Here’s something I ought to have known, but didn’t until I heard an art critic on Radio 4 talking about it this morning. This report dates from February 2003.
In an act with extraordinary historical resonance, United Nations officials covered up a tapestry reproduction of Pablo Picasso’s anti-war mural “Guernica” during US Secretary of State Colin Powell’s February 5 presentation of the American case for war against Iraq.
Picasso’s painting commemorates a small Basque village bombed by German forces in April 1937 during the Spanish Civil War. The painter, in desolate black, white and grey, depicts a nightmarish scene of men, women, children and animals under bombardment. The twisted, writhing forms include images of a screaming mother holding a dead child, a corpse with wide-open eyes and a gored horse. Art historian Herbert Read described the work as “a cry of outrage and horror amplified by a great genius.”
The reproduction has hung outside the Security Council chamber at UN headquarters in New York since its donation by the estate of Nelson A. Rockefeller in 1985. As the council gathered to hear Powell on Wednesday, workers placed a blue curtain and flags of the council’s member countries in front of the tapestry.

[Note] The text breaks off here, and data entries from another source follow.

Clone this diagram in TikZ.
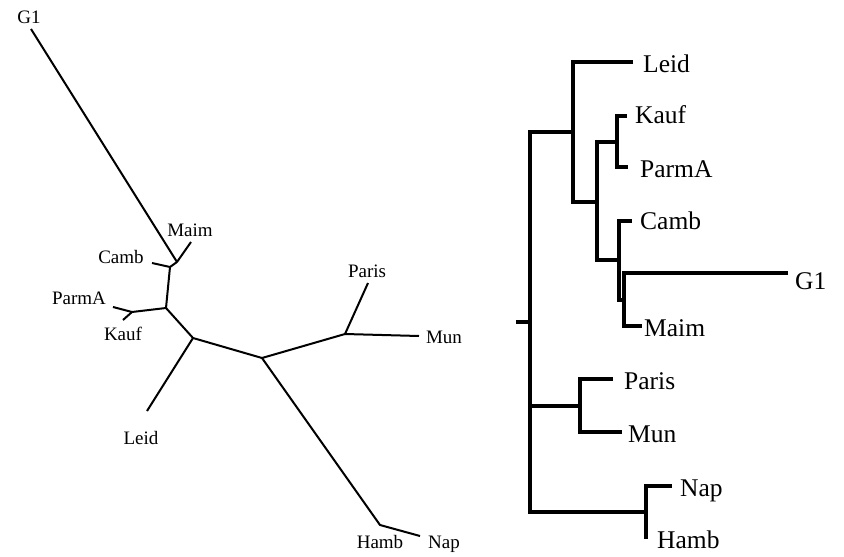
\documentclass[tikz,border=0pt]{standalone}
\usepackage{fontspec}
\setmainfont{Liberation Serif}

\tikzset{
  branch/.style={black, line width=2pt, line join=round},
  clade/.style={black, line width=3.2pt},
  leafL/.style={inner sep=0pt, anchor=base, font=\fontsize{19}{19}\selectfont},
  leafR/.style={inner sep=0pt, anchor=base west, font=\fontsize{25.5}{25.5}\selectfont},
}

\begin{document}
\begin{tikzpicture}[x=1pt,y=-1pt]
        \useasboundingbox (0,0) rectangle (844,557);

        % unrooted tree
        \coordinate (uG1) at (31,29);
        \coordinate (uA) at (177,262);
        \coordinate (uMaim) at (191,242);
        \coordinate (uB) at (170,267);
        \coordinate (uCamb) at (152,263);
        \coordinate (uC) at (166,308);
        \coordinate (uD) at (132,312);
        \coordinate (uParmA) at (113,307);
        \coordinate (uKauf) at (123,320);
        \coordinate (uE) at (193,338);
        \coordinate (uLeid) at (147,411);
        \coordinate (uF) at (262,358);
        \coordinate (uG) at (345,334);
        \coordinate (uParis) at (368,283);
        \coordinate (uMun) at (419,336);
        \coordinate (uH) at (380,525);
        \coordinate (uNap) at (420,536);

        \draw[branch] (uG1) -- (uA) -- (uB) -- (uC) -- (uE) -- (uF) -- (uG) -- (uParis);
        \draw[branch] (uA) -- (uMaim);
        \draw[branch] (uB) -- (uCamb);
        \draw[branch] (uC) -- (uD) -- (uParmA);
        \draw[branch] (uD) -- (uKauf);
        \draw[branch] (uE) -- (uLeid);
        \draw[branch] (uG) -- (uMun);
        \draw[branch] (uF) -- (uH) -- (uNap);

        \node[leafL] (lG1) at (29,23) {G1};
        \node[leafL] (lMaim) at (190,236) {Maim};
        \node[leafL] (lCamb) at (121,263) {Camb};
        \node[leafL] (lParmA) at (79,304) {ParmA};
        \node[leafL] (lKauf) at (123,340) {Kauf};
        \node[leafL] (lLeid) at (141,444) {Leid};
        \node[leafL] (lParis) at (367,277) {Paris};
        \node[leafL] (lMun) at (444,343) {Mun};
        \node[leafL] (lHamb) at (380,548) {Hamb};
        \node[leafL] (lNap) at (444,548) {Nap};

        % rooted tree
        \coordinate (rStub) at (516,322);
        \coordinate (rRoot) at (530,322);
        \coordinate (rA) at (573,132);
        \coordinate (rB) at (597,202);
        \coordinate (rC) at (617,142);
        \coordinate (rD) at (619,260);
        \coordinate (rE) at (624,300);
        \coordinate (rP) at (580,406);
        \coordinate (rN) at (646,512);

        \coordinate (tLeid) at (633,62);
        \coordinate (tKauf) at (627,116);
        \coordinate (tParmA) at (628,167);
        \coordinate (tCamb) at (632,221);
        \coordinate (tG1) at (788,273);
        \coordinate (tMaim) at (642,326);
        \coordinate (tParis) at (613,379);
        \coordinate (tMun) at (622,432);
        \coordinate (tNap) at (672,486);
        \coordinate (tHamb) at (646,539);

        \draw[clade] (rStub) -- (rRoot);
        \draw[clade] (rA) -| (rRoot) |- (rN);
        \draw[clade] (rP) -- (rP -| rRoot);
        \draw[clade] (tLeid) -| (rA) |- (rB);
        \draw[clade] (rC) -| (rB) |- (rD);
        \draw[clade] (tKauf) -| (rC) |- (tParmA);
        \draw[clade] (tCamb) -| (rD) |- (rE);
        \draw[clade] (tG1) -| (rE) |- (tMaim);
        \draw[clade] (tParis) -| (rP) |- (tMun);
        \draw[clade] (tNap) -| (rN) |- (tHamb);

        \node[leafR] (nLeid) at (643,72) {Leid};
        \node[leafR] (nKauf) at (635,123) {Kauf};
        \node[leafR] (nParmA) at (640,177) {ParmA};
        \node[leafR] (nCamb) at (640,229) {Camb};
        \node[leafR] (nG1) at (795,289) {G1};
        \node[leafR] (nMaim) at (644,336) {Maim};
        \node[leafR] (nParis) at (624,389) {Paris};
        \node[leafR] (nMun) at (628,442) {Mun};
        \node[leafR] (nNap) at (680,496) {Nap};
        \node[leafR] (nHamb) at (657,548) {Hamb};

    \end{tikzpicture}
\end{document}
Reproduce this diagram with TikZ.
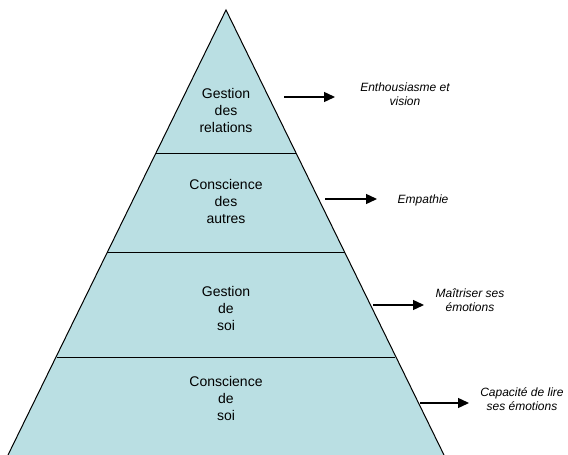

UN officials claimed that the cover-up was simply a matter of creating a more effective backdrop for the television cameras. “When we do have large crowds we put the flags up and the UN logo in front of the tapestry,” asserted Stephane Dujarric. New York Newsday, however, reported that “Diplomats at the United Nations, speaking on condition they not be named, have been quoted in recent days telling journalists that they believe the United States leaned on UN officials to cover the tapestry, rather than have it in the background while Powell or other US diplomats argued for war on Iraq.”
This is an extraordinary story. It reminds me of the anecdote (possibly apocryphal?) of a German diplomat looking intently at the painting and then turning to Picasso. “Did you do this?” he asked. “No”, replied the painter, “you did”. As the Italians say, if it’s not true tehn it ought to be.